Different name, same music

For once in his life, Duran Duran’s Nick Rhodes actually garnered good reviews for his work.

The British press actually looked kindly on The Devils, Rhodes’ side project with the Lilac Time’s Stephen “Tin Tin” Duffy.

Of course, Duran Duran historians know the significance of this pairing — Duffy was one of Duran Duran’s first singers, before the then-upstart band recruited Simon Le Bon as a frontman.

Dark Circles, the result of this pre-historic reunion, does the unlikely job of transporting Rhodes and Duffy back to their past, while grounding them in the now.

(Diety help me not use the word “electroclash”.)
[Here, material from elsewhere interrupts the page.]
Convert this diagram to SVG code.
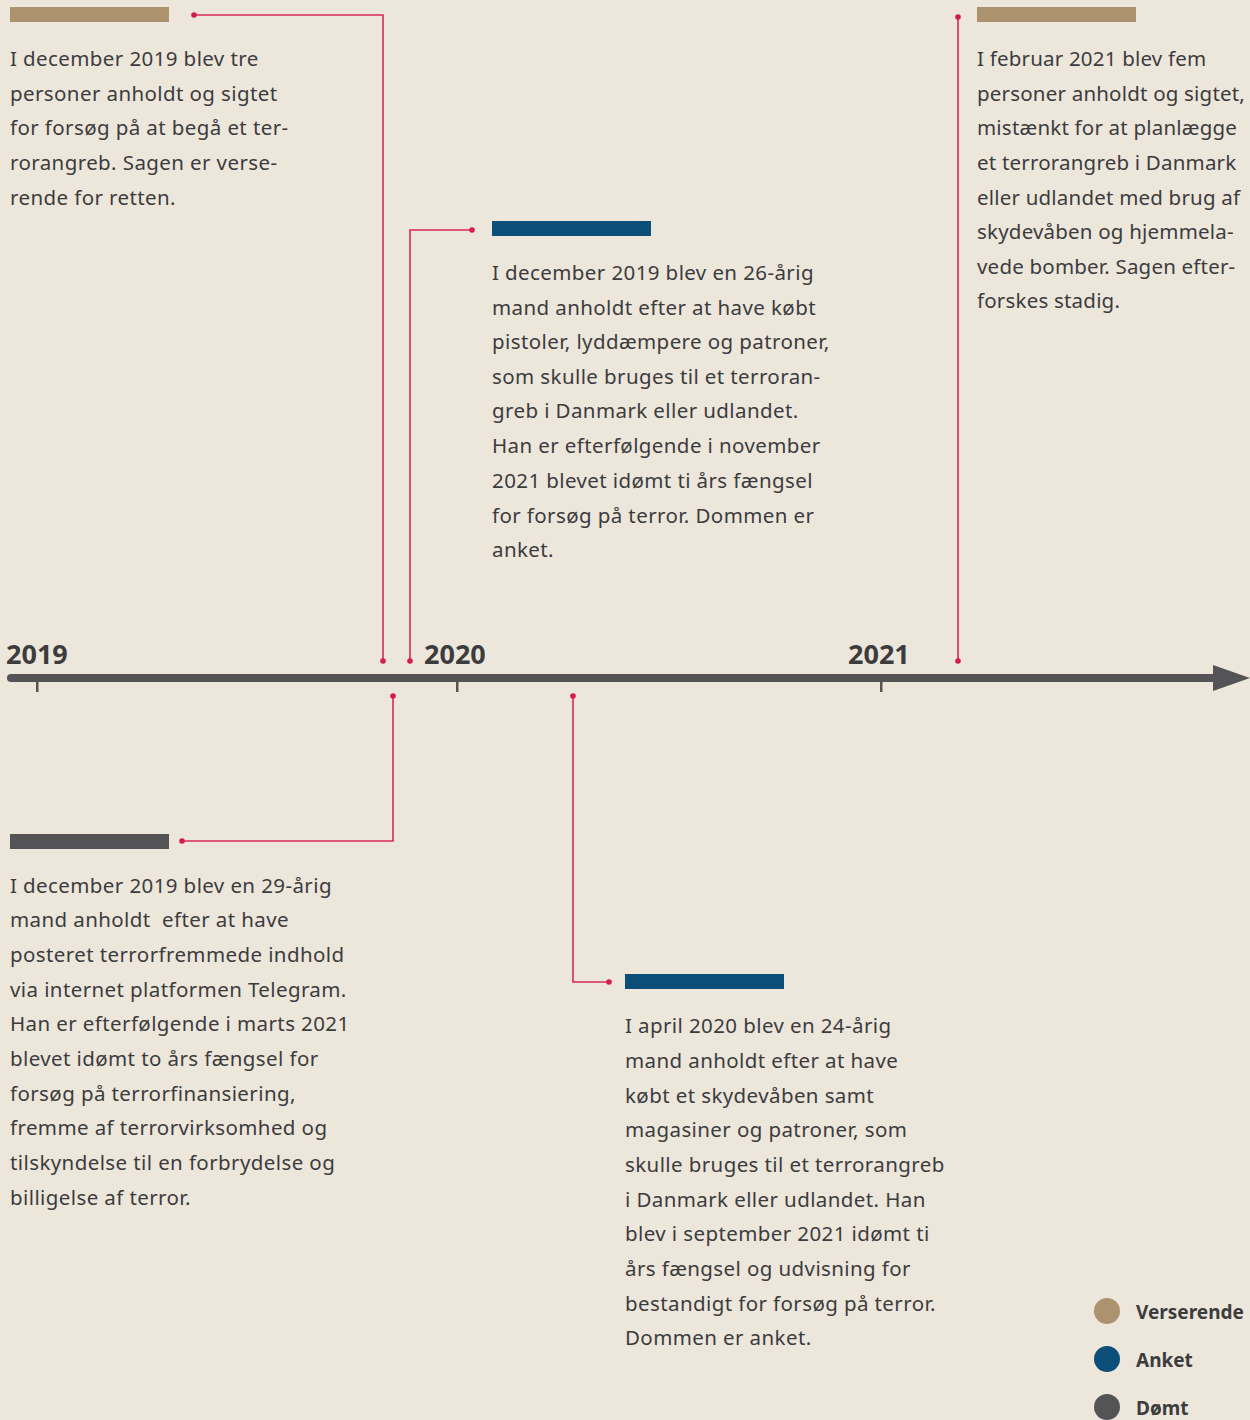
<svg xmlns="http://www.w3.org/2000/svg" width="1250" height="1420" viewBox="0 0 1250 1420">
<style>
.t{font-family:"Noto Sans","DejaVu Sans",sans-serif;font-size:20.5px;letter-spacing:0.4px;fill:#3c3c3e;white-space:pre}
.t3{letter-spacing:0.2px}
.yr{font-family:"Noto Sans","DejaVu Sans",sans-serif;font-size:27px;font-weight:bold;fill:#3c3c3e}
.lg{font-family:"Noto Sans","DejaVu Sans",sans-serif;font-size:19px;font-weight:bold;fill:#3c3c3e}
.c{fill:none;stroke:#d6295a;stroke-width:1.6}
.d{fill:#d41c4f}
.tan{fill:#ad9270}.blue{fill:#0b4f78}.gray{fill:#545457}
</style>
<rect width="1250" height="1420" fill="#ece6db"/>
<g id="axis">
<line x1="11" y1="678" x2="1216" y2="678" stroke="#545457" stroke-width="8" stroke-linecap="round"/>
<polygon points="1213,665 1250,678 1213,691" fill="#545457"/>
<rect x="36" y="678" width="2.5" height="14" fill="#545457"/>
<rect x="456" y="678" width="2.5" height="14" fill="#545457"/>
<rect x="880" y="678" width="2.5" height="14" fill="#545457"/>
<text class="yr" x="6" y="664">2019</text>
<text class="yr" x="424" y="664">2020</text>
<text class="yr" x="848" y="664">2021</text>
</g>
<g id="connectors">
<polyline class="c" points="194,15 383,15 383,661"/>
<circle class="d" cx="194" cy="15" r="2.8"/><circle class="d" cx="383" cy="661" r="2.8"/>
<polyline class="c" points="472,230 410,230 410,661"/>
<circle class="d" cx="472" cy="230" r="2.8"/><circle class="d" cx="410" cy="661" r="2.8"/>
<line class="c" x1="958" y1="17" x2="958" y2="661"/>
<circle class="d" cx="958" cy="17" r="2.8"/><circle class="d" cx="958" cy="661" r="2.8"/>
<polyline class="c" points="393,696 393,841 182,841"/>
<circle class="d" cx="393" cy="696" r="2.8"/><circle class="d" cx="182" cy="841" r="2.8"/>
<polyline class="c" points="573,696 573,982 609,982"/>
<circle class="d" cx="573" cy="696" r="2.8"/><circle class="d" cx="609" cy="982" r="2.8"/>
</g>
<g id="event1">
<rect class="tan" x="10" y="7" width="159" height="15"/>
<text class="t" x="10" y="66">I december 2019 blev tre</text>
<text class="t" x="10" y="101">personer anholdt og sigtet</text>
<text class="t" x="10" y="135">for forsøg på at begå et ter-</text>
<text class="t" x="10" y="170">rorangreb. Sagen er verse-</text>
<text class="t" x="10" y="205">rende for retten.</text>
</g>
<g id="event2">
<rect class="blue" x="492" y="221" width="159" height="15"/>
<text class="t" x="492" y="280">I december 2019 blev en 26-årig</text>
<text class="t" x="492" y="315">mand anholdt efter at have købt</text>
<text class="t" x="492" y="349">pistoler, lyddæmpere og patroner,</text>
<text class="t" x="492" y="384">som skulle bruges til et terroran-</text>
<text class="t" x="492" y="418">greb i Danmark eller udlandet.</text>
<text class="t" x="492" y="453">Han er efterfølgende i november</text>
<text class="t" x="492" y="488">2021 blevet idømt ti års fængsel</text>
<text class="t" x="492" y="523">for forsøg på terror. Dommen er</text>
<text class="t" x="492" y="557">anket.</text>
</g>
<g id="event3">
<rect class="tan" x="977" y="7" width="159" height="15"/>
<text class="t t3" x="977" y="66">I februar 2021 blev fem</text>
<text class="t t3" x="977" y="101">personer anholdt og sigtet,</text>
<text class="t t3" x="977" y="135">mistænkt for at planlægge</text>
<text class="t t3" x="977" y="170">et terrorangreb i Danmark</text>
<text class="t t3" x="977" y="205">eller udlandet med brug af</text>
<text class="t t3" x="977" y="239">skydevåben og hjemmela-</text>
<text class="t t3" x="977" y="274">vede bomber. Sagen efter-</text>
<text class="t t3" x="977" y="308">forskes stadig.</text>
</g>
<g id="event4">
<rect class="gray" x="10" y="834" width="159" height="15"/>
<text class="t" x="10" y="893">I december 2019 blev en 29-årig</text>
<text class="t" x="10" y="927">mand anholdt  efter at have</text>
<text class="t" x="10" y="962">posteret terrorfremmede indhold</text>
<text class="t" x="10" y="997">via internet platformen Telegram.</text>
<text class="t" x="10" y="1031">Han er efterfølgende i marts 2021</text>
<text class="t" x="10" y="1066">blevet idømt to års fængsel for</text>
<text class="t" x="10" y="1101">forsøg på terrorfinansiering,</text>
<text class="t" x="10" y="1135">fremme af terrorvirksomhed og</text>
<text class="t" x="10" y="1170">tilskyndelse til en forbrydelse og</text>
<text class="t" x="10" y="1205">billigelse af terror.</text>
</g>
<g id="event5">
<rect class="blue" x="625" y="974" width="159" height="15"/>
<text class="t" x="625" y="1033">I april 2020 blev en 24-årig</text>
<text class="t" x="625" y="1068">mand anholdt efter at have</text>
<text class="t" x="625" y="1103">købt et skydevåben samt</text>
<text class="t" x="625" y="1137">magasiner og patroner, som</text>
<text class="t" x="625" y="1172">skulle bruges til et terrorangreb</text>
<text class="t" x="625" y="1207">i Danmark eller udlandet. Han</text>
<text class="t" x="625" y="1241">blev i september 2021 idømt ti</text>
<text class="t" x="625" y="1276">års fængsel og udvisning for</text>
<text class="t" x="625" y="1311">bestandigt for forsøg på terror.</text>
<text class="t" x="625" y="1345">Dommen er anket.</text>
</g>
<g id="legend">
<circle class="tan" cx="1107" cy="1311" r="13"/>
<text class="lg" x="1136" y="1319">Verserende</text>
<circle class="blue" cx="1107" cy="1359" r="13"/>
<text class="lg" x="1136" y="1367">Anket</text>
<circle class="gray" cx="1107" cy="1407" r="13"/>
<text class="lg" x="1136" y="1415">Dømt</text>
</g>
</svg>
For Duranies salivating at the prospect of a new studio album featuring Duran Duran’s original line-up, Dark Circles is a playful appetizer, a collection of robotic, deadpan pop as familiar as it is new.

I’m not impressed.

For all its retro-charm, exaggerated excess and, to its credit, orchestral scope, there’s something utterly lifeless and forgettable about Dark Circles.

At some points, Duffy could be mistaken for John Taylor, whose own solo albums sport weak singing that’s alternately charming and grating.

Rhodes, unfortunately, has been trapped by his own stubborn refusal to let Duran Duran go into that good night. Even though Dark Circles sounds like it’s played on different instruments by different people, at its core, it’s a Duran Duran album.

The guitar work even apes departed axeslinger Warren Cuccurullo, and those two aren’t even on good terms! If that’s not Tessa Niles singing back-up on these songs, that woman certainly sounds like her.

Don’t buy it? Exhibit one: “Come Alive”. Forget for a moment the conversely-titled “Come Undone” — the intro sounds alone sounds like “Girls on Film” redressed.

Maybe the British critics are right. Perhaps there’s something cool and unusual about the Devils.

And yeah — I’ll be the first to admit I’m a lapsed Duranie totally skeptical about the upcoming reunion.

But despite my own attraction to robotic rhythms, strange effects, soulful back-up singers and piercing guitars, there’s something too familiar about it all. In short, Rhodes has gone as far as he can go, and even working with friends from days of olde isn’t enough to shake it up.